Hector also laughed about all the jokes Method Man cracks on the set.
“You saw what he did to his uncle?” Hector says about the betrayal exacted by Meth’s Big Cheese character on Prop Joe. As all “Wire” fanatics know, Joe was set up by his nephew Cheese to get his head blown off by Marlo and Chris.
“Cheese was the one who put him there for $50,000,” Jamie began to explain. “It was beyond $50,000 though. It was the principle. He felt his uncle didn’t have the water to carry the organization. I was with Method Man yesterday. The streets hate him now. The streets can’t stand Marlo. They love you, they love the character, but his actions. … That was [Cheese’s] blood. His kin. His uncle wouldn’t even turn on him with Slim Charles.”

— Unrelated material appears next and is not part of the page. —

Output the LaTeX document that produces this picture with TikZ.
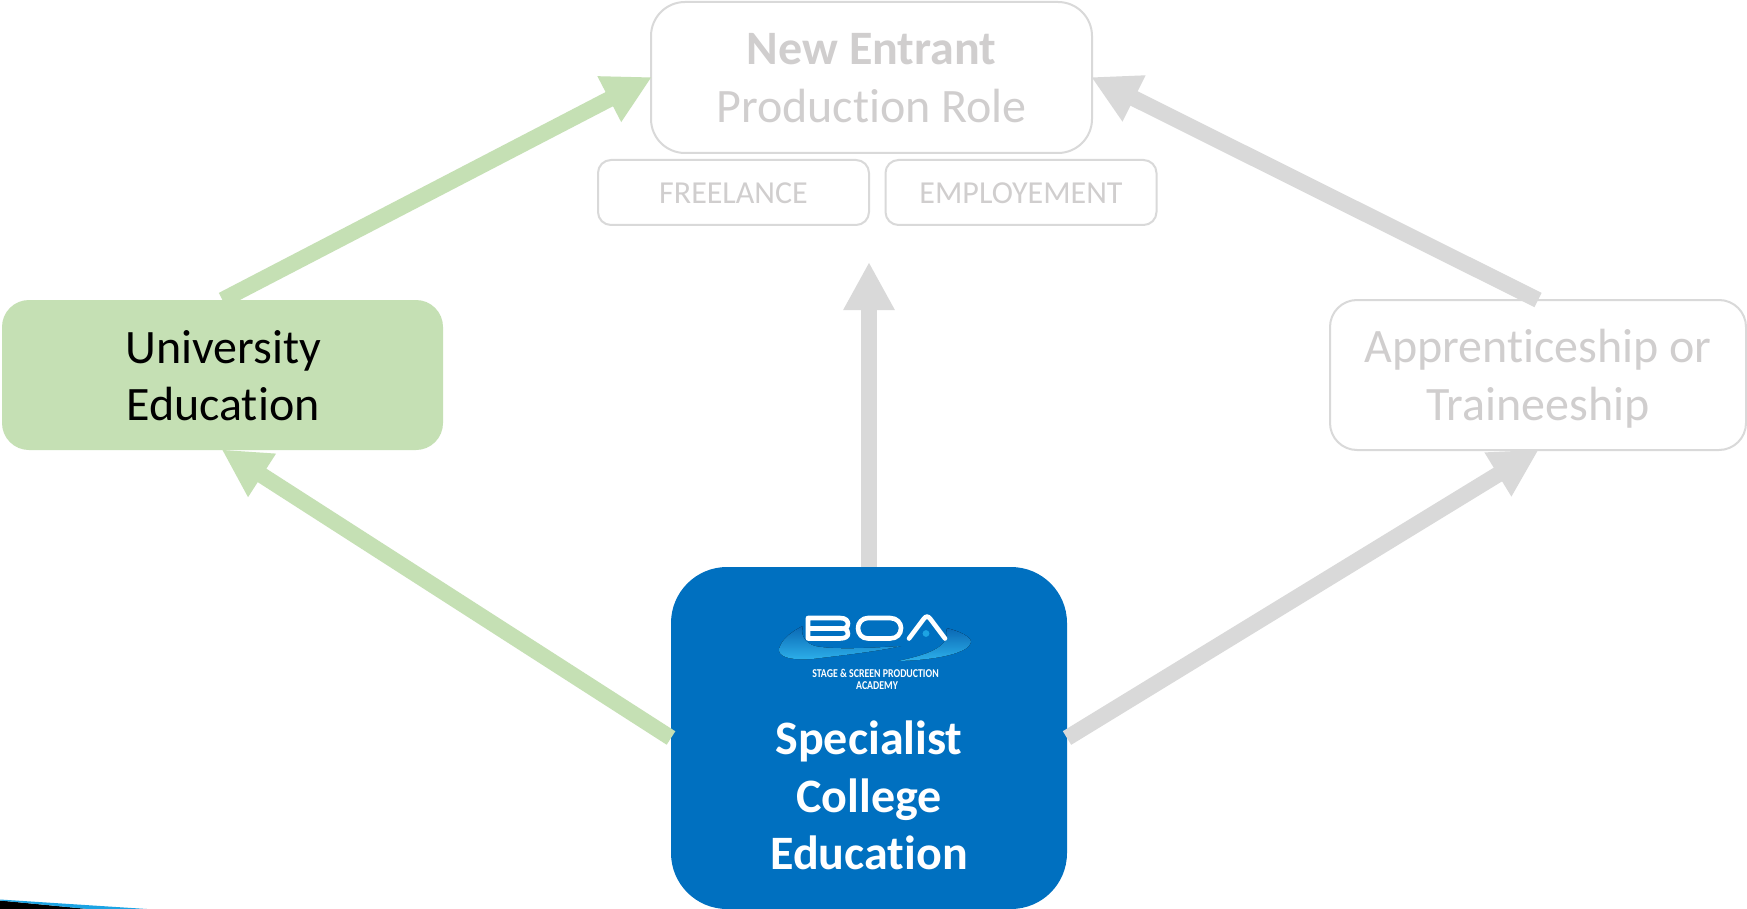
\documentclass[tikz,border=0pt]{standalone}
\usepackage{fontspec}
\usepackage{graphicx}
\setmainfont[Ligatures=NoCommon]{Carlito}
\usetikzlibrary{arrows.meta,shapes.misc}
\definecolor{boxgreen}{HTML}{C5E0B4}
\definecolor{arrowgray}{HTML}{D9D9D9}
\definecolor{fadetext}{HTML}{D0CECE}
\definecolor{boablue}{HTML}{0070C0}
\definecolor{swoosh}{HTML}{1CA3E3}
\definecolor{swooshdark}{HTML}{0A68B4}
\definecolor{swooshlight}{HTML}{2DB0EA}
\tikzset{
  px/.style={x=1pt,y=-1pt},
  basebox/.style={rectangle,rounded corners=#1,inner sep=0pt,outer sep=0pt,align=center,font=\fontsize{48}{57.5}\selectfont},
  fadebox/.style={draw=arrowgray,line width=2pt,text=fadetext},
  flow/.style={line width=16pt,shorten >=-1pt,-{Triangle[length=48pt,width=48pt]}},
  greenflow/.style={flow,draw=boxgreen},
  grayflow/.style={flow,draw=arrowgray},
  letter/.style={draw=white,line width=4.6pt,line join=round,line cap=round},
}
\begin{document}
\begin{tikzpicture}[px]
\useasboundingbox (0,0) rectangle (1747,909);
\path[fill=white] (0,0) rectangle (1747,909);

% nodes
\node[basebox=34pt,fadebox,minimum width=441pt,minimum height=151pt] (newrole) at (871.5,77.5) {};
\node[inner sep=0pt,align=center,text=fadetext,font=\fontsize{48}{57.5}\selectfont] (newroletext) at (871.5,78) {\textbf{New Entrant}\\Production Role};
\node[basebox=13pt,fadebox,minimum width=271pt,minimum height=65pt] (free) at (733.5,192.5) {};
\node[inner sep=0pt,text=fadetext,font=\fontsize{32}{37}\selectfont] (freetext) at (733.5,193.5) {FREELANCE};
\node[basebox=13pt,fadebox,minimum width=271pt,minimum height=65pt] (employ) at (1021,192.5) {};
\node[inner sep=0pt,text=fadetext,font=\fontsize{32}{37}\selectfont] (employtext) at (1021,193.5) {EMPLOYEMENT};
\node[basebox=27pt,fill=boxgreen,text=black,minimum width=441pt,minimum height=150pt] (uni) at (222.5,375) {};
\node[inner sep=0pt,align=center,text=black,font=\fontsize{48}{57.5}\selectfont] (unitext) at (223,375.5) {University\\Education};
\node[basebox=27pt,fadebox,minimum width=416pt,minimum height=150pt] (app) at (1538,375) {};
\node[inner sep=0pt,align=center,text=fadetext,font=\fontsize{48}{57.5}\selectfont] (apptext) at (1538,378.5) {Apprenticeship or\\Traineeship};
\node[basebox=56pt,fill=boablue,text=white,minimum width=396pt,minimum height=342pt] (spec) at (869,738) {};
\node[inner sep=0pt,align=center,text=white,font=\fontsize{48}{57.5}\selectfont\bfseries] (spectext) at (869,795.5) {Specialist\\College\\Education};

\coordinate (midtip) at (869,263);

% connectors
\draw[greenflow] (uni.north) -- (newrole.west);
\draw[greenflow] (spec.west) -- (uni.south);
\draw[grayflow] (app.north) -- (newrole.east);
\draw[grayflow] (spec.east) -- (app.south);
\draw[grayflow] (spec.north) -- (midtip);

% logo
\fill[top color=swooshdark,bottom color=swooshlight] (803,626) .. controls (788,633) and (779,643) .. (779,651) .. controls (781,659) and (797,660) .. (812,659) .. controls (845,655) and (880,651) .. (901,646) .. controls (870,648) and (835,650) .. (815,646) .. controls (805,643) and (800,635) .. (803,626) -- cycle;
\fill[top color=swooshdark,bottom color=swooshlight] (946,628) .. controls (960,631) and (971,637) .. (971,642) .. controls (970,652) and (940,660) .. (898,661) .. controls (925,655) and (952,648) .. (946,628) -- cycle;
\draw[letter] (808,618) -- (840,618) .. controls (846,618) and (848,621) .. (848,624) .. controls (848,626) and (847,628) .. (844,628.5) .. controls (847,629) and (848,631) .. (848,634) .. controls (848,636) and (846,638.5) .. (840,638.5) -- (808,638.5) -- cycle;
\draw[letter] (810,628.5) -- (842,628.5);
\draw[letter] (868,618) -- (890,618) .. controls (897,618) and (901,623) .. (901,628) .. controls (901,634) and (897,638.5) .. (890,638.5) -- (868,638.5) .. controls (862,638.5) and (858,634) .. (858,628) .. controls (858,623) and (862,618) .. (868,618) -- cycle;
\draw[letter] (909,638.5) -- (924,618.5) .. controls (926,616) and (928,616) .. (930,618.5) -- (945,638.5);
\fill[swoosh] (926,633.5) circle[radius=3.4pt];
\node[inner sep=0pt,text=white] (logoline1) at (875.5,673) {\scalebox{0.82}[1]{\fontsize{12}{13}\selectfont\bfseries STAGE \& SCREEN PRODUCTION}};
\node[inner sep=0pt,text=white] (logoline2) at (877,686) {\scalebox{0.82}[1]{\fontsize{12}{13}\selectfont\bfseries ACADEMY}};

% corner wedge
\fill[black] (0,900.5) -- (88,909) -- (0,909) -- cycle;
\fill[swoosh] (0,899.5) -- (147,909) -- (88,909) -- (0,900.5) -- cycle;
\end{tikzpicture}
\end{document}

Meth concurred last week, while in Chung King studio previewing some of his new tracks with Redman. “Yeah, man, I’m getting a lot of flak over that character too, ’cause he’s so cold-blooded, boy,” he said.
“All those seasons on there, if you really watch, Joe’s been holding [Cheese’s] hand, man,” Meth continued. “He’s protected me from getting killed or locked up. But at the same time, he’s been holding my hand. He’s been like, ’Nah, don’t do that.’ ’Nah, don’t punch him in the face.’ ’Nah, don’t spit on him’ You know what I mean? And after awhile, you know, you just want to come from up underneath that and do your own thing. He’s so cold-blooded. Yo, stop stopping me in the street, asking me why I did that to Joe. It’s a television show, man!”
“Method Man, that’s my dude, though,” Hector added. “He’s naturally funny. He’s also a good business man. He’s where he’s supposed to be, when he’s supposed to be there. I enjoy working with him.”
Hector said that around five or six episodes into his tenure with the show (he’s been a menacing fixture for the past three seasons), the producers told him that they had plans for Marlo to stick around for a long time.
“I’m trying to catch that ball and keep it, like the [New York] Giants did,’ he said of his new popularity. “Catch it like my man Tyree did at the last minute.”